After nine years without a trophy, there was a serious amount of pressure on us as we arrived at Wembley for the 2014 FA Cup final against Hull City.
Arsène Wenger’s side were heavy favourites to secure their first piece of silverware since 2005 but, having experienced late heartache in the 2011 League Cup final, many wondered whether the weight of expectation would prove too much for them again.
Nerves were frayed among the red hordes in the sun-drenched stands of Wembley, and we got off to the worst possible start, conceding twice in the opening eight minutes. First, James Chester diverted Tom Huddlestone’s mis-hit shot past Lukasz Fabianski, then Curtis Davies lashed home a rebound after Alex Bruce’s header hit the post.
"The Gunners’ emphatic victory put them out on their own with a record 12 triumphs."
It could have got even worse, as Kieran Gibbs headed off the line from Bruce - but Arsenal received a lifeline when they needed it most, with Santi Cazorla bending home a stunning free-kick to halve the deficit. That settled Wenger’s side down, knowing they had plenty of time to draw level.
They did so with 19 minutes remaining, when Laurent Koscielny span sharply on to a ricochet from a corner and hooked the ball past Allan McGregor, sending a nail-biting match into extra-time.
Arsenal dominated the additional 30 minutes, with Olivier Giroud heading against the bar before the winner came three minutes into the second period.
Giroud backheeled intelligently into the path of Aaron Ramsey, who - enjoying the season of his life - finished smartly with the outside of his foot to send players and fans into ecstasy. It was the perfect way to end a stellar campaign from the Welshman.
Thankfully, the following season would be nowhere near as dramatic as the Gunners returned to Wembley to defend their trophy.
Some 379 days after that unforgettable, nerve-shredding final against Hull City, things could not have been more different as Wenger’s side were in total control against Aston Villa from the off.
So edgy on their recent visits to the national stadium, this time they were the picture of calm, but it took until five minutes before the interval to break the deadlock.
Theo Walcott was the hero, latching on to a cushioned Alexis header to slam the ball in at the near post before spinning away to celebrate with the euphoric Arsenal fans.
Better was to come after the break, with Alexis scoring the sort of 25-yard screamer that would surely have had Charlie George - the hero of 1971 - nodding in appreciation.
Per Mertesacker headed in a third from a corner as the Gunners continued their assault and Olivier Giroud added a fourth in injury time to add even more gloss to the scoreline.
The final whistle brought scenes of unconfined joy as Wenger joined George Ramsay on six FA Cup wins, while the Gunners’ emphatic victory put them out on their own with a record 12 triumphs.
Manchester United would draw level again the following season but, for 12 months, Arsenal were England’s cup kings - and what a performance they had delivered to do it.
After a quarter-final exit in 2016, we were back on the march for the FA Cup 12 months later as we returned to Wembley Stadium to face Chelsea in the final.

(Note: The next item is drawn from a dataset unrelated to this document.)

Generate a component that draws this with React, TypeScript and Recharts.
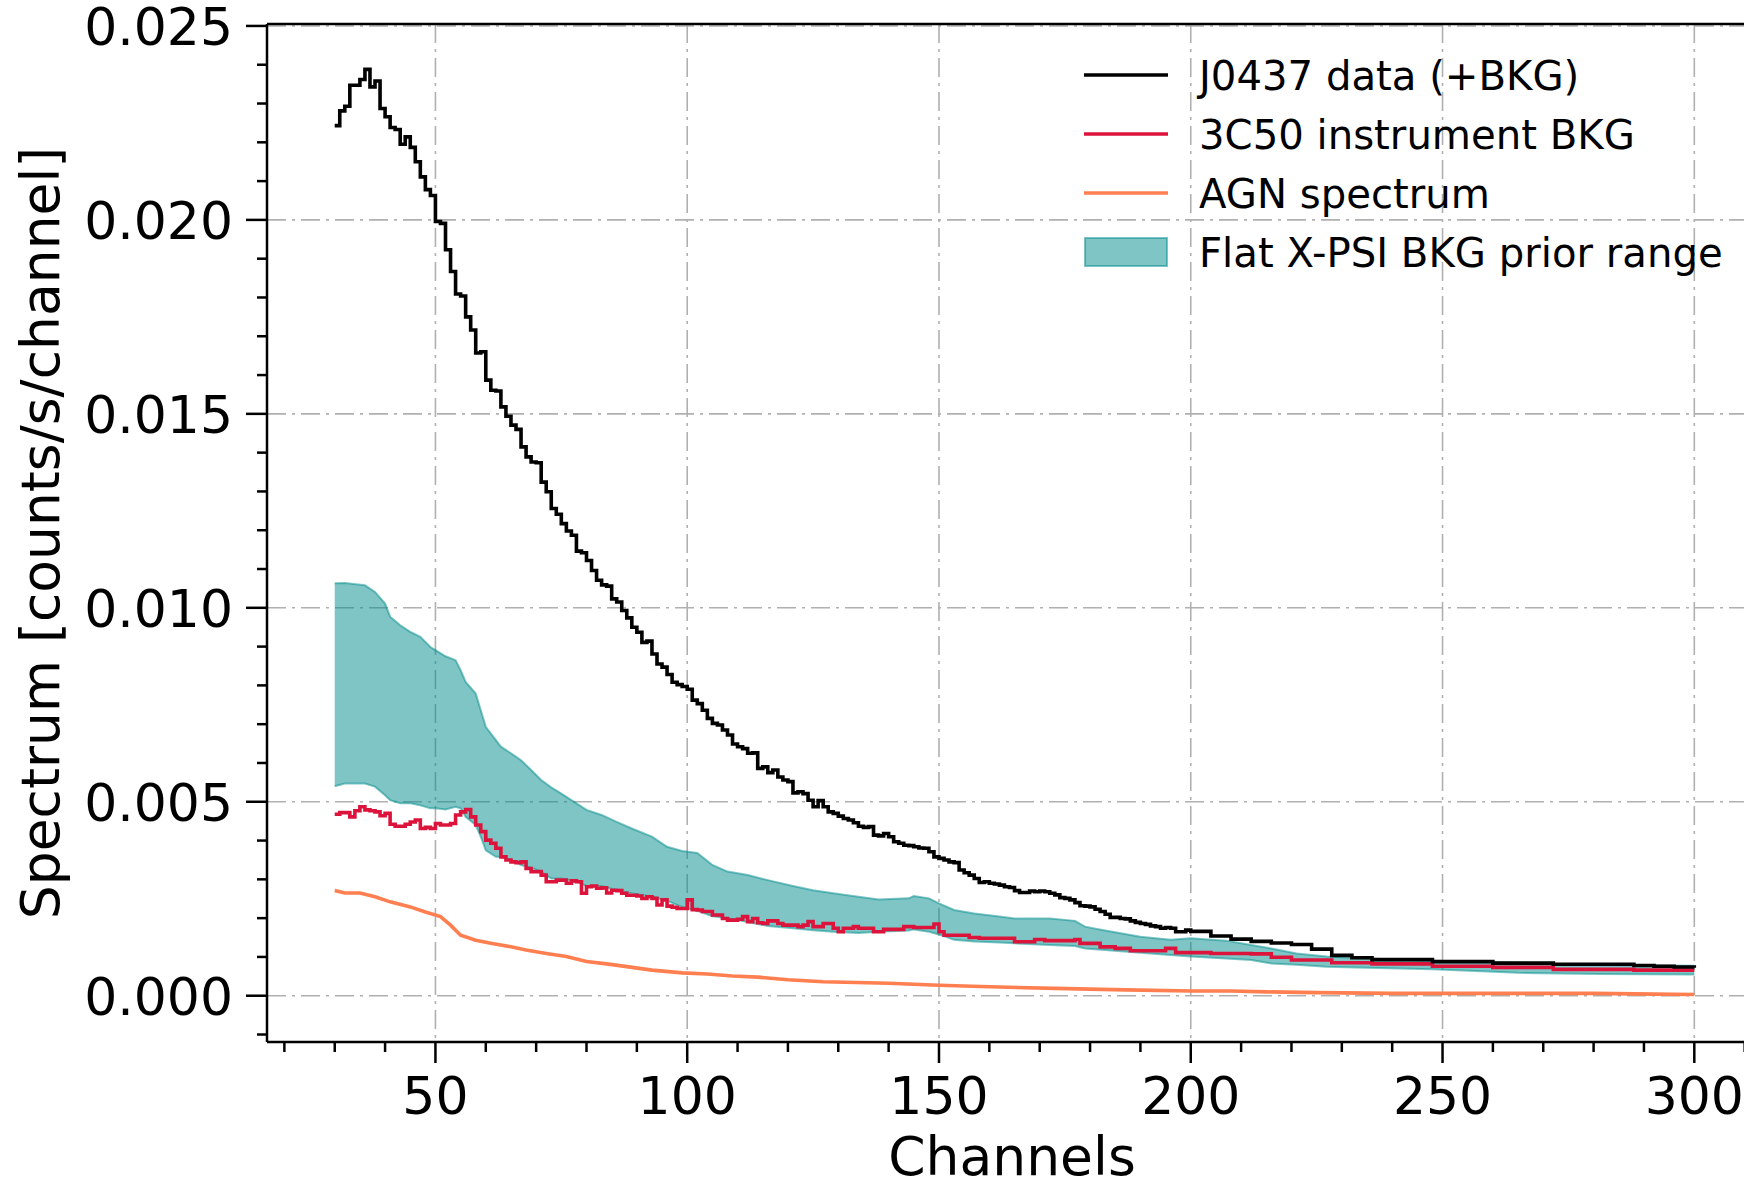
import React from 'react';
import {
  ComposedChart,
  Line,
  Area,
  XAxis,
  YAxis,
  CartesianGrid,
  ReferenceLine,
  Customized,
} from 'recharts';

// channel bins 30..200 read one by one, then every 4th channel to 300
const fineChannels = Array.from({ length: 171 }, (_, i) => 30 + i);
const tailChannels = [204, 208, 212, 216, 220, 224, 228, 232, 236, 240, 244, 248, 252, 256, 260, 264, 268, 272, 276, 280, 284, 288, 292, 296, 300];

// J0437 data (+BKG)
const j0437Fine = [
  0.02243, 0.02281, 0.02293, 0.02347, 0.02347, 0.02362, 0.02388, 0.02343, 0.02358, 0.02287,
  0.02266, 0.02238, 0.02233, 0.02195, 0.02214, 0.02187, 0.0215, 0.02111, 0.02078, 0.02063,
  0.01996, 0.01991, 0.01923, 0.01867, 0.01809, 0.01804, 0.0175, 0.01716, 0.01657, 0.0166,
  0.01587, 0.01561, 0.01559, 0.01518, 0.01494, 0.01471, 0.0146, 0.01415, 0.01389, 0.01376,
  0.01374, 0.01324, 0.01299, 0.01256, 0.01241, 0.01217, 0.01198, 0.01187, 0.01146, 0.01142,
  0.01122, 0.01096, 0.01071, 0.01059, 0.01056, 0.01023, 0.01015, 0.00993, 0.00974, 0.0095,
  0.00937, 0.00911, 0.00914, 0.00881, 0.00855, 0.00847, 0.00828, 0.00808, 0.00802, 0.00797,
  0.0079, 0.00762, 0.00753, 0.00736, 0.00715, 0.00702, 0.00698, 0.00685, 0.00672, 0.00649,
  0.00642, 0.00637, 0.00625, 0.00626, 0.00586, 0.0059, 0.00575, 0.00582, 0.00564, 0.00556,
  0.00552, 0.00523, 0.00526, 0.00521, 0.00504, 0.00487, 0.00503, 0.00487, 0.00474, 0.0047,
  0.00463, 0.00457, 0.00453, 0.00446, 0.00437, 0.00434, 0.00436, 0.00414, 0.00412, 0.00418,
  0.0041, 0.00397, 0.00393, 0.00388, 0.00387, 0.00384, 0.00381, 0.0038, 0.00371, 0.00358,
  0.00354, 0.0035, 0.00345, 0.00343, 0.00324, 0.00317, 0.00311, 0.00302, 0.00292, 0.00294,
  0.0029, 0.00288, 0.00285, 0.00281, 0.00279, 0.00271, 0.00266, 0.00266, 0.0027, 0.00268,
  0.0027, 0.00268, 0.00264, 0.0026, 0.00253, 0.00251, 0.00247, 0.0024, 0.00232, 0.00231,
  0.00229, 0.00223, 0.00217, 0.0021, 0.00202, 0.00202, 0.00199, 0.00198, 0.00193, 0.00189,
  0.00186, 0.00184, 0.0018, 0.00178, 0.00174, 0.00176, 0.00174, 0.00165, 0.00165, 0.00169,
  0.00166,
];
const j0437Tail = [
  0.00154, 0.00146, 0.0014, 0.00136, 0.00132, 0.0012, 0.00104, 0.00098, 0.00093, 0.00093,
  0.00093, 0.00088, 0.00088, 0.00088, 0.00084, 0.00084, 0.00084, 0.00081, 0.00081, 0.00081,
  0.00081, 0.00078, 0.00076, 0.00074, 0.00072,
];

// 3C50 instrument BKG
const bkgFine = [
  0.00468, 0.00472, 0.00472, 0.00461, 0.00477, 0.00487, 0.00479, 0.00477, 0.00474, 0.00464,
  0.0047, 0.00442, 0.00437, 0.00437, 0.00442, 0.00448, 0.00453, 0.00431, 0.00434, 0.00431,
  0.00444, 0.0044, 0.0044, 0.00444, 0.00466, 0.00474, 0.0048, 0.00461, 0.0044, 0.00423,
  0.00401, 0.00393, 0.0038, 0.00358, 0.0035, 0.00345, 0.00343, 0.00345, 0.00328, 0.0032,
  0.0032, 0.00311, 0.00294, 0.00294, 0.00298, 0.00298, 0.0029, 0.00296, 0.00294, 0.00264,
  0.00281, 0.00283, 0.00277, 0.00278, 0.00265, 0.00272, 0.00271, 0.00264, 0.00259, 0.00259,
  0.00257, 0.00251, 0.00255, 0.00251, 0.00234, 0.00247, 0.00231, 0.00228, 0.00225, 0.00225,
  0.00247, 0.00222, 0.00221, 0.00217, 0.00217, 0.00208, 0.00208, 0.00199, 0.00195, 0.00195,
  0.00197, 0.00204, 0.00191, 0.00199, 0.00188, 0.00186, 0.00193, 0.00193, 0.00186, 0.00182,
  0.00182, 0.00182, 0.00178, 0.00182, 0.00191, 0.00178, 0.00178, 0.00186, 0.00186, 0.00174,
  0.00165, 0.00174, 0.00174, 0.00178, 0.00174, 0.00174, 0.00174, 0.00165, 0.00165, 0.00171,
  0.00171, 0.00171, 0.00171, 0.00178, 0.00178, 0.00176, 0.00176, 0.00176, 0.00176, 0.00185,
  0.00165, 0.00156, 0.00156, 0.00156, 0.00156, 0.00156, 0.0015, 0.0015, 0.00148, 0.00148,
  0.00148, 0.00148, 0.00148, 0.00148, 0.00148, 0.00139, 0.00139, 0.00139, 0.00139, 0.00145,
  0.00145, 0.00142, 0.00142, 0.00142, 0.00142, 0.00142, 0.00142, 0.00145, 0.00135, 0.00135,
  0.00135, 0.00135, 0.00126, 0.00126, 0.00126, 0.00122, 0.00122, 0.00122, 0.00116, 0.00116,
  0.00116, 0.00116, 0.00116, 0.00116, 0.00116, 0.00122, 0.00122, 0.00111, 0.00111, 0.00111,
  0.00111,
];
const bkgTail = [
  0.00109, 0.00109, 0.00108, 0.00099, 0.00092, 0.00092, 0.00085, 0.00085, 0.00082, 0.00082,
  0.00082, 0.00076, 0.00076, 0.00076, 0.00073, 0.00073, 0.00073, 0.00068, 0.00068, 0.00068,
  0.00068, 0.00066, 0.00066, 0.00066, 0.00066,
];

// AGN spectrum
const agnChannels = [30, 32, 35, 38, 41, 45, 48, 51, 53, 55, 58, 61, 65, 68, 72, 76, 80, 84, 88, 93, 99, 104, 109, 114, 120, 127, 140, 150, 160, 173, 187, 200, 208, 215, 225, 240, 260, 280, 292, 300];
const agnValues = [
  0.00271, 0.00265, 0.00265, 0.00255, 0.00242, 0.00229, 0.00216, 0.00204, 0.00182, 0.00156,
  0.00143, 0.00135, 0.00126, 0.00118, 0.00109, 0.00101, 0.00088, 0.00082, 0.00075, 0.00066,
  0.00059, 0.00056, 0.00051, 0.00048, 0.00041, 0.00036, 0.00032, 0.00027, 0.00023, 0.00019,
  0.00015, 0.00012, 0.00012, 0.0001, 0.00008, 0.00006, 0.00006, 0.00006, 0.00004, 0.00003,
];

// Flat X-PSI BKG prior range
const bandChannels = [30, 32, 36, 38, 40, 41, 43, 45, 47, 49, 50, 52, 54, 55, 56, 58, 59, 60, 62, 63, 65, 67, 69, 71, 73, 75, 78, 80, 83, 86, 89, 93, 96, 99, 102, 105, 108, 112, 116, 121, 125, 129, 134, 138, 144, 145, 148, 150, 153, 157, 162, 165, 172, 177, 179, 183, 190, 196, 200, 207, 212, 216, 221, 227, 235, 248, 265, 281, 300];
const bandHigh = [
  0.01063, 0.01064, 0.01058, 0.01041, 0.01011, 0.00977, 0.00955, 0.00938, 0.00925, 0.00899,
  0.00891, 0.00875, 0.00865, 0.00839, 0.00809, 0.00779, 0.00736, 0.00693, 0.00659, 0.00642,
  0.00625, 0.00607, 0.00582, 0.00556, 0.00537, 0.00521, 0.00496, 0.00479, 0.00466, 0.00448,
  0.00431, 0.0041, 0.00384, 0.00373, 0.00368, 0.00337, 0.0032, 0.00311, 0.00298, 0.00283,
  0.00272, 0.00264, 0.00255, 0.00248, 0.00251, 0.00257, 0.00251, 0.00238, 0.00221, 0.00212,
  0.00204, 0.00199, 0.00199, 0.00193, 0.00178, 0.00168, 0.00152, 0.00144, 0.00148, 0.00142,
  0.00131, 0.00122, 0.00109, 0.00101, 0.00096, 0.0009, 0.00085, 0.00079, 0.00077,
];
const bandLow = [
  0.0054, 0.00547, 0.00547, 0.00539, 0.00517, 0.00504, 0.00496, 0.00496, 0.00491, 0.00483,
  0.00483, 0.0048, 0.00487, 0.00483, 0.00461, 0.0044, 0.0041, 0.00375, 0.00358, 0.00358,
  0.0035, 0.00337, 0.0033, 0.0032, 0.00302, 0.00302, 0.00294, 0.00283, 0.00283, 0.00272,
  0.00264, 0.00255, 0.00245, 0.00228, 0.00219, 0.00205, 0.002, 0.0019, 0.0018, 0.00174,
  0.00169, 0.00165, 0.00162, 0.00165, 0.00168, 0.00171, 0.00165, 0.00158, 0.00144, 0.0014,
  0.00137, 0.00135, 0.00131, 0.00128, 0.00122, 0.00118, 0.00111, 0.00105, 0.00101, 0.00096,
  0.00092, 0.00083, 0.0008, 0.00075, 0.00072, 0.00068, 0.00059, 0.00056, 0.00055,
];

const xTicks = Array.from({ length: 30 }, (_, i) => 20 + 10 * i);
const yTicks = Array.from({ length: 27 }, (_, i) => (i - 1) / 1000);
const xMajor = [50, 100, 150, 200, 250, 300];
const yMajor = [0, 0.005, 0.01, 0.015, 0.02, 0.025];

const legendItems = [
  { label: 'J0437 data (+BKG)', color: '#000000', kind: 'line' },
  { label: '3C50 instrument BKG', color: '#dc143c', kind: 'line' },
  { label: 'AGN spectrum', color: '#ff7f50', kind: 'line' },
  { label: 'Flat X-PSI BKG prior range', color: '#008b8b', kind: 'patch' },
];

const X_MIN = 16.55;
const X_MAX = 312.45;
const Y_MIN = -0.001193;
const Y_MAX = 0.02505;

const PLOT_LEFT = 267;
const PLOT_BOTTOM = 1042;
const FONT = 'DejaVu Sans';
const LW = 3.6;

const withTail = (fine: number[], tail: number[]) => [
  ...fineChannels.map((ch, i) => ({ ch, v: fine[i] })),
  ...tailChannels.map((ch, i) => ({ ch, v: tail[i] })),
];

const j0437Data = withTail(j0437Fine, j0437Tail);
const bkgData = withTail(bkgFine, bkgTail);
const agnData = agnChannels.map((ch, i) => ({ ch, v: agnValues[i] }));
const bandData = bandChannels.map((ch, i) => ({ ch, range: [bandLow[i], bandHigh[i]] }));

const XTick = (props: any) => {
  const { x, payload } = props;
  const major = payload.value % 50 === 0;
  return (
    <g>
      <line x1={x} x2={x} y1={PLOT_BOTTOM} y2={PLOT_BOTTOM + (major ? 21 : 10)} stroke="#000" strokeWidth={2.5} />
      {major && (
        <text x={x} y={PLOT_BOTTOM + 72} textAnchor="middle" fontFamily={FONT} fontSize={52} fill="#000">
          {payload.value}
        </text>
      )}
    </g>
  );
};

const YTick = (props: any) => {
  const { y, payload } = props;
  const major = Math.abs(Math.round(payload.value * 1000)) % 5 === 0;
  return (
    <g>
      <line x1={PLOT_LEFT - (major ? 21 : 10)} x2={PLOT_LEFT} y1={y} y2={y} stroke="#000" strokeWidth={2.5} />
      {major && (
        <text x={PLOT_LEFT - 34} y={y + 19} textAnchor="end" fontFamily={FONT} fontSize={52} fill="#000">
          {payload.value.toFixed(3)}
        </text>
      )}
    </g>
  );
};

// axis titles and the legend, placed where the original figure has them
const Decorations = () => (
  <g fontFamily={FONT} fill="#000">
    <text x={1012} y={1175} textAnchor="middle" fontSize={53.5}>
      Channels
    </text>
    <text x={59} y={533} textAnchor="middle" fontSize={53.5} transform="rotate(-90 59 533)">
      Spectrum [counts/s/channel]
    </text>
    {legendItems.map((item, i) => {
      const cy = 75 + i * 59;
      return (
        <g key={item.label}>
          {item.kind === 'line' ? (
            <line x1={1084} x2={1168} y1={cy} y2={cy} stroke={item.color} strokeWidth={LW} />
          ) : (
            <rect x={1085} y={cy - 14} width={82} height={28} fill={item.color} fillOpacity={0.5}
              stroke={item.color} strokeOpacity={0.5} strokeWidth={2} />
          )}
          <text x={1199} y={cy + 15} fontSize={40.2}>
            {item.label}
          </text>
        </g>
      );
    })}
  </g>
);

export default function App() {
  return (
    <div
      style={{
        position: 'fixed',
        left: 0,
        top: 0,
        width: 1744,
        height: 1182,
        overflow: 'hidden',
        background: '#fff',
      }}
    >
      <ComposedChart width={1790} height={1182} margin={{ top: 24, right: 33, bottom: 0, left: 0 }}>
        <CartesianGrid
          horizontalValues={yMajor}
          verticalValues={xMajor}
          stroke="#b0b0b0"
          strokeWidth={1.6}
          strokeDasharray="19 6 3 6"
        />
        <XAxis
          type="number"
          dataKey="ch"
          domain={[X_MIN, X_MAX]}
          allowDataOverflow
          ticks={xTicks}
          interval={0}
          height={140}
          tickLine={false}
          tick={<XTick />}
          axisLine={{ stroke: '#000', strokeWidth: 2.5 }}
        />
        <YAxis
          type="number"
          domain={[Y_MIN, Y_MAX]}
          allowDataOverflow
          ticks={yTicks}
          interval={0}
          width={267}
          tickLine={false}
          tick={<YTick />}
          axisLine={{ stroke: '#000', strokeWidth: 2.5 }}
        />
        <ReferenceLine y={Y_MAX} stroke="#000" strokeWidth={2.5} />
        <ReferenceLine x={X_MAX} stroke="#000" strokeWidth={2.5} />
        <Area
          data={bandData}
          dataKey="range"
          type="linear"
          fill="#008b8b"
          fillOpacity={0.5}
          stroke="#008b8b"
          strokeOpacity={0.5}
          strokeWidth={2}
          isAnimationActive={false}
        />
        <Line data={agnData} dataKey="v" type="linear" stroke="#ff7f50" strokeWidth={LW} dot={false} isAnimationActive={false} />
        <Line data={bkgData} dataKey="v" type="stepAfter" stroke="#dc143c" strokeWidth={LW} dot={false} isAnimationActive={false} />
        <Line data={j0437Data} dataKey="v" type="stepAfter" stroke="#000000" strokeWidth={LW} dot={false} isAnimationActive={false} />
        <Customized component={Decorations} />
      </ComposedChart>
    </div>
  );
}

This time though, we were clear underdogs against a Blues side that had swept all before them to lift the Premier League title while we had finished outside the top four for the first time since the 1995/96 campaign.
But straight from the off it was clear that we were determined to finish the season on a high, as we dominated the early exchanges - and eventually our pressure told as Alexis Sanchez opened the scoring in controversial circumstances.
Chelsea complained that the Chilean had handballed on his way through to score, but the goal stood - and we continued to threaten.
Our hopes were further improved when Victor Moses was sent off for a second bookable offence in the second half, but with 14 minutes remaining Diego Costa equalised for the Blues.
It was a bitter blow, but we responded instantly as we swept down the other end, with Aaron Ramsey's diving header putting us back in front moments later.
That proved to be the final twist of an unforgettable final, sealing Wenger's place in history with seven FA Cup wins, more than any other manager.
The following season proved to be an historic one, as the club bid farewell to Wenger after almost 22 years in charge.
The Frenchman announced his decision to stand down in April 2018, leading to an outpouring of emotion for our final matches of the campaign.
His final game at Emirates Stadium, against Burnley on May 6, 2018, proved to a truly memorable occasion as the club came together to pay tribute to the man who had delivered three Premier League titles, seven FA Cups, two doubles and an Invincible season.